Graphical depiction of a neural network courtesy of Mike MacKenzie. (Source: www.vpnsrus.com)

Automated Machine Learning Evolves in Google Experiment

Google posted a research paper on arXiv recently about successfully creating a machine learning model that writes its own algorithms—and reported that AutoML-Zero is “evolving” algorithms on its own.

According to a story on BigThink.com, machine learning has already had a major impact in terms of enabling computers to monitor social media, diagnose medical conditions and drive cars, but making incremental improvements on code is the next step forward and might pay dividends in the future.

“But while machine learning technology can do some things automatically, it still requires a lot of input from human engineers to set it up, and point it in the right direction. Inevitably, that means human biases and limitations are baked into the technology. …So, what if scientists could minimize their influence on the process by creating a system that generates its own machine-learning algorithms? Could it discover new solutions that humans never considered?”

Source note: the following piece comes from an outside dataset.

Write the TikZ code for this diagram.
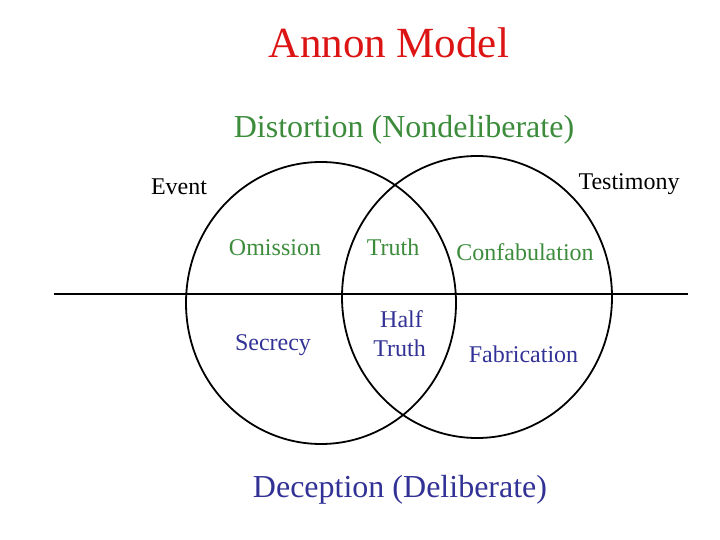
\documentclass[tikz,border=0pt]{standalone}
\usepackage{fontspec}
\setmainfont{Liberation Serif}
\usetikzlibrary{shapes.geometric}
\definecolor{titlered}{RGB}{220,20,20}
\definecolor{distgreen}{RGB}{60,140,60}
\definecolor{decblue}{RGB}{50,50,150}

\begin{document}
\begin{tikzpicture}[x = 1pt, y = -1pt,
  set/.style = {draw = black, shape = ellipse, line width = 1.8pt, minimum width = 270pt, minimum height = 282pt, inner sep = 0pt},
  lbl/.style = {anchor = base, inner sep = 0pt, font = \fontsize{24}{28}\selectfont},
  big/.style = {anchor = base, inner sep = 0pt, font = \fontsize{32}{36}\selectfont}]

\useasboundingbox (0, 0) rectangle (720, 540);

\node [set] (event) at (321, 303) {};
\node [set] (testimony) at (477, 297) {};

\coordinate (lineL) at (54, 294);
\coordinate (lineR) at (688, 294);
\path [draw, line width = 1.2pt] (lineL) -- (lineR);

\node [anchor = base, inner sep = 0pt, font = \fontsize{43}{48}\selectfont, text = titlered] (title) at (389, 58) {Annon Model};
\node [big, text = distgreen] (distortion) at (404, 137.5) {Distortion (Nondeliberate)};
\node [big, text = decblue] (deception) at (400, 497.5) {Deception (Deliberate)};

\node [lbl] (eventlbl) at (179, 194.3) {Event};
\node [lbl] (testimonylbl) at (629, 189.3) {Testimony};

\node [lbl, text = distgreen] (omission) at (275, 255) {Omission};
\node [lbl, text = distgreen] (truth) at (393, 255) {Truth};
\node [lbl, text = distgreen] (confab) at (525, 260.7) {Confabulation};

\node [lbl, text = decblue] (secrecy) at (273, 350.7) {Secrecy};
\node [lbl, text = decblue] (half) at (401.5, 327.3) {Half};
\node [lbl, text = decblue] (halftruth) at (399.5, 356) {Truth};
\node [lbl, text = decblue] (fabrication) at (523.5, 362.3) {Fabrication};
\end{tikzpicture}
\end{document}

Taking people out of the equation may sound far-fetched, but judging from the results of the research, with the right parameters, it might actually be beneficial.

Tristan Greene, a columnist for thenextweb.com, also believes that computers might work better without so much bro influence.

Perhaps the most interesting byproduct of Google‘s quest to completely automate the act of generating algorithms and neural networks is the removal of human bias from our AI systems,” Greene writes. “Without us there to determine what the best starting point for development is, the machines are free to find things we’d never think of. …According to the researchers, AutoML-Zero already outperforms its predecessor and similar state-of-the-art machine learning-generation tools. Future research will involve setting a more narrow scope for the AI and seeing how well it performs in more specific situations using a hybrid approach that creates algorithms with a combination of ‘Zero’s’ self-discovery techniques and human-curated starter libraries.”

Google’s AutoML-Zero won’t be making its own version of HAL anytime soon, however, since the technology is still a long way off from being ready to handle complex tasks.